> [Written instruction]:
Give only a count of the lines that include the string "this".

> [Given records]:
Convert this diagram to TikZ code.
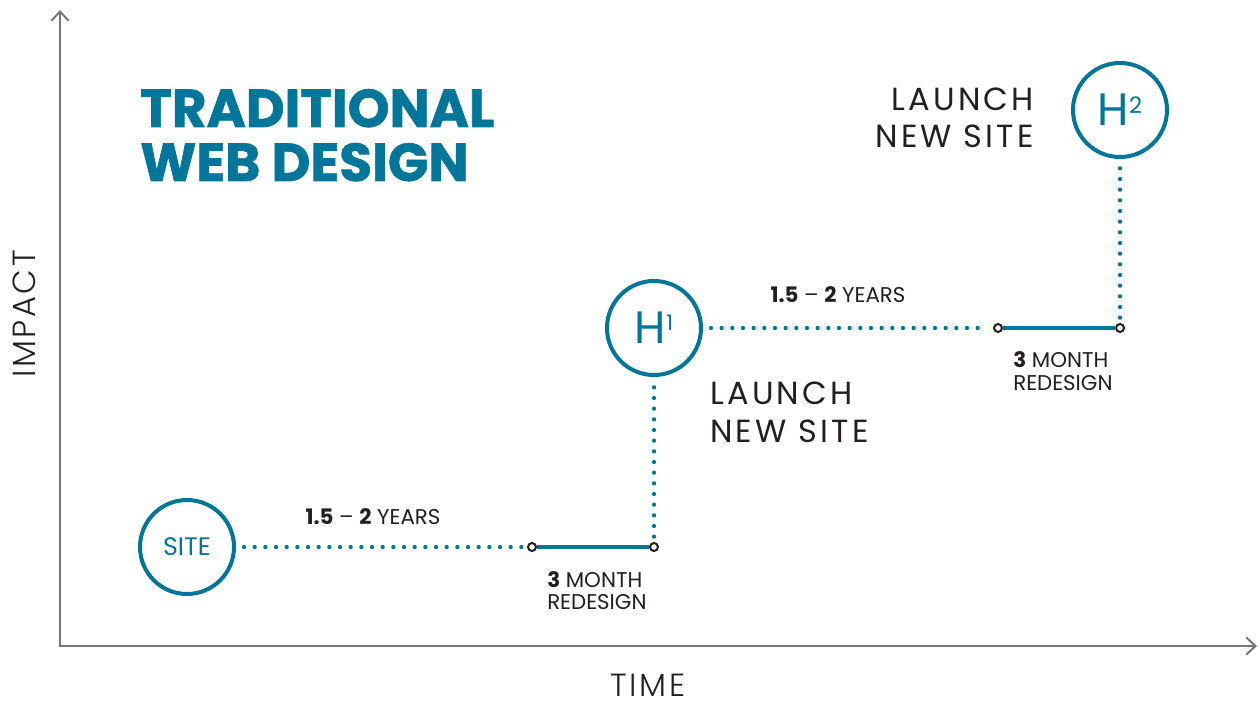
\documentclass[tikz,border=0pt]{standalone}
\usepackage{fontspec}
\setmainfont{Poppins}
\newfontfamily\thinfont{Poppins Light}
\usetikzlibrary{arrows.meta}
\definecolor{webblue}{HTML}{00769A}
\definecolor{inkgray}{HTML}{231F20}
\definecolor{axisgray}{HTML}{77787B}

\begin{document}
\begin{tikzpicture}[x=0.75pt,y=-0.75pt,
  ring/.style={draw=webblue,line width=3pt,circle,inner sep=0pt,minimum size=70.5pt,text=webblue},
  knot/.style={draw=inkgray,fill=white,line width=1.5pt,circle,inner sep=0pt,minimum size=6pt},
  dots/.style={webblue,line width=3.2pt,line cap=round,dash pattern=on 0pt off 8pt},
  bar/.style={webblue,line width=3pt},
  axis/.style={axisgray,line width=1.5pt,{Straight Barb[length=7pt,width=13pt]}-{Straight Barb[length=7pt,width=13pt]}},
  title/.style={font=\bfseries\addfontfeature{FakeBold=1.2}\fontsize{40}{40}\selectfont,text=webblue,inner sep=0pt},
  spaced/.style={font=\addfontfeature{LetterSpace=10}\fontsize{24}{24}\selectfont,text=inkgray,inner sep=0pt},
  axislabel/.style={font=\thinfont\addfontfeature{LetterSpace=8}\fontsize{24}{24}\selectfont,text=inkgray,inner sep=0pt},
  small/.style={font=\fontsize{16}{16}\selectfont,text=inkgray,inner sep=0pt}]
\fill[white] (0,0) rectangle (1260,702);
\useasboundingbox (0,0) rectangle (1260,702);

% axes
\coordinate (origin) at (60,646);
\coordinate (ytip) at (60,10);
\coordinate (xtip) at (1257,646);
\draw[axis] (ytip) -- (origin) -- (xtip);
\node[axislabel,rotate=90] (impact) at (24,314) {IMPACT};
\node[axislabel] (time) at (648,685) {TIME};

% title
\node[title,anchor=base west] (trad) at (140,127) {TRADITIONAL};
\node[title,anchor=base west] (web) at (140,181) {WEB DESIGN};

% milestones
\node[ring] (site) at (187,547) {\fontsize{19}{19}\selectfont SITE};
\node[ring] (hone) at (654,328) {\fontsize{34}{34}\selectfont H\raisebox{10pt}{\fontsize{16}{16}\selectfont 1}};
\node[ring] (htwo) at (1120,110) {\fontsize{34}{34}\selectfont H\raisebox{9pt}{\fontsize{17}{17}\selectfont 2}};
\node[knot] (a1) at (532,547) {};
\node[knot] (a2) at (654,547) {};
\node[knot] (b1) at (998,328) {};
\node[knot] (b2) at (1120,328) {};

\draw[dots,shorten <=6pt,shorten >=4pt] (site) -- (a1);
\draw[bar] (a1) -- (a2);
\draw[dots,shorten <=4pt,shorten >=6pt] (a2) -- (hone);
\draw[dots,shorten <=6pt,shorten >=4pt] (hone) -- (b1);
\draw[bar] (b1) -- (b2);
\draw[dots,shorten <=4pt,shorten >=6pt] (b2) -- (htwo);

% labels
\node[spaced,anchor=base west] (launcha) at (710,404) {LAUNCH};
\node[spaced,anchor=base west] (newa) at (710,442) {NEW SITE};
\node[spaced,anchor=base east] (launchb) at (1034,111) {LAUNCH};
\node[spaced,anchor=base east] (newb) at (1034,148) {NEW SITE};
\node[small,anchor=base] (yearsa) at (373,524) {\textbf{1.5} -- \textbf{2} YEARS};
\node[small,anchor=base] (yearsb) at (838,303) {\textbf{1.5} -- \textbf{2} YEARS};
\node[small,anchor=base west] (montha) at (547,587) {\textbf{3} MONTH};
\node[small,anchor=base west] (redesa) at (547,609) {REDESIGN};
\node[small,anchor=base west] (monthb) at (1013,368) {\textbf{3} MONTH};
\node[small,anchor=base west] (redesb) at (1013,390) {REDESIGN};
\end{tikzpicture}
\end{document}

==

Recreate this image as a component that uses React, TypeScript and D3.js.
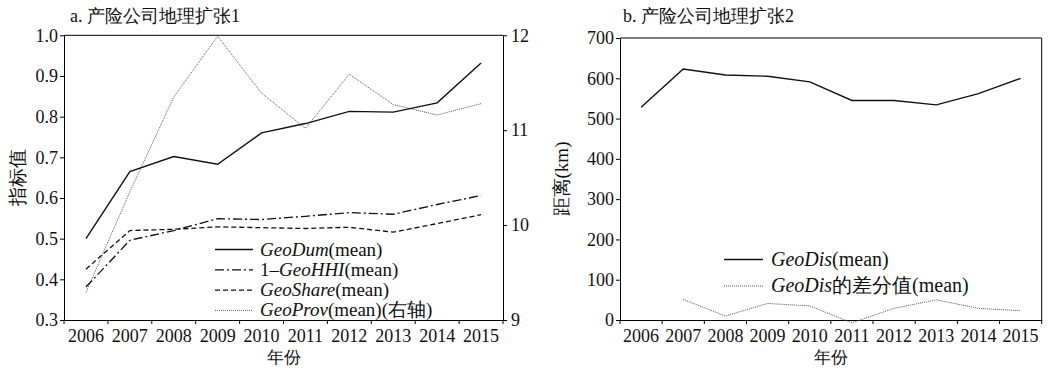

...

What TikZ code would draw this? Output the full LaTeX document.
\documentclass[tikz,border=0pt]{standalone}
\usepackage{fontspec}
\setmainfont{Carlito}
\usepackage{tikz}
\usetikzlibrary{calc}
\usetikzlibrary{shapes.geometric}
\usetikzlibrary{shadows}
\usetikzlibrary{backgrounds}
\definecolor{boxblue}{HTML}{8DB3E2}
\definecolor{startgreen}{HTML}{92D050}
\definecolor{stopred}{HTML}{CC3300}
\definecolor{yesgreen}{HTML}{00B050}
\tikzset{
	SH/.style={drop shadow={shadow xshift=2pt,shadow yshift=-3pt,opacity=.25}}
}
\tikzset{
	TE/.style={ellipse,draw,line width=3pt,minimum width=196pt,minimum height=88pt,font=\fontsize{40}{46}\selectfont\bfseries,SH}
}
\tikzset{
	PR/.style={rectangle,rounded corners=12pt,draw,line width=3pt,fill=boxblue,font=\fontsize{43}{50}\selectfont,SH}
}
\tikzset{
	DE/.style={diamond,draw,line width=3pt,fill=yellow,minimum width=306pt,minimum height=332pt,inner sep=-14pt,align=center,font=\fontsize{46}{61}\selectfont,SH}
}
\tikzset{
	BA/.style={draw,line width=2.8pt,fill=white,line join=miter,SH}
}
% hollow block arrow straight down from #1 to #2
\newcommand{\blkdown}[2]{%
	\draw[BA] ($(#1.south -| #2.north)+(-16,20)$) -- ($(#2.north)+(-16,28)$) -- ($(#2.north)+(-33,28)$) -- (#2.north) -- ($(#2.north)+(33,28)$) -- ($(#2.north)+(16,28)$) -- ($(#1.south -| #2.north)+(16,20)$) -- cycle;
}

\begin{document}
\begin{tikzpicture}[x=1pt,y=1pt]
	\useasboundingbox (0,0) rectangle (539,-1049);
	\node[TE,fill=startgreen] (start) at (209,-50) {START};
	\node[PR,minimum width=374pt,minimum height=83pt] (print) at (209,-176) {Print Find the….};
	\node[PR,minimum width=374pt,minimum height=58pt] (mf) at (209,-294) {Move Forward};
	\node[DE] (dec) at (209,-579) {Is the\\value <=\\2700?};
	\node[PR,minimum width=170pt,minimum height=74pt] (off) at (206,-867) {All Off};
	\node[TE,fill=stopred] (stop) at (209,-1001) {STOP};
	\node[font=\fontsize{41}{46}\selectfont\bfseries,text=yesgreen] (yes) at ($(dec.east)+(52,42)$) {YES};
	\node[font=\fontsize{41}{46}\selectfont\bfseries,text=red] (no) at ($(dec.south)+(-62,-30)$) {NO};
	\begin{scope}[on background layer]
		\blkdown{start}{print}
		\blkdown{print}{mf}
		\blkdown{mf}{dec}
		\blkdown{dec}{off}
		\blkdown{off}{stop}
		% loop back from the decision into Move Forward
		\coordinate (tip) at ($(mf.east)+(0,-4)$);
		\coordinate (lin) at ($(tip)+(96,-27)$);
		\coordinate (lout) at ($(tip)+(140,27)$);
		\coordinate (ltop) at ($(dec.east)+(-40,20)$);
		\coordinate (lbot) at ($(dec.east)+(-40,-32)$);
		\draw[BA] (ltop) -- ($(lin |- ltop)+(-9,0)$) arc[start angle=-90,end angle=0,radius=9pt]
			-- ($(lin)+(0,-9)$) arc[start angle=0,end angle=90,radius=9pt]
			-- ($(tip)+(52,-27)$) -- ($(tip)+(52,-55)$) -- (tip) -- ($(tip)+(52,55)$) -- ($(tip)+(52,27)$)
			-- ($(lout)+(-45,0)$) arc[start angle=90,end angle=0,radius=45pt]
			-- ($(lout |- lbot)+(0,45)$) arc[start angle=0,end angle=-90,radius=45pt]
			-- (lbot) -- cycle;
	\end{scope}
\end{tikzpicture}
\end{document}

> [Response to the exercise]:
3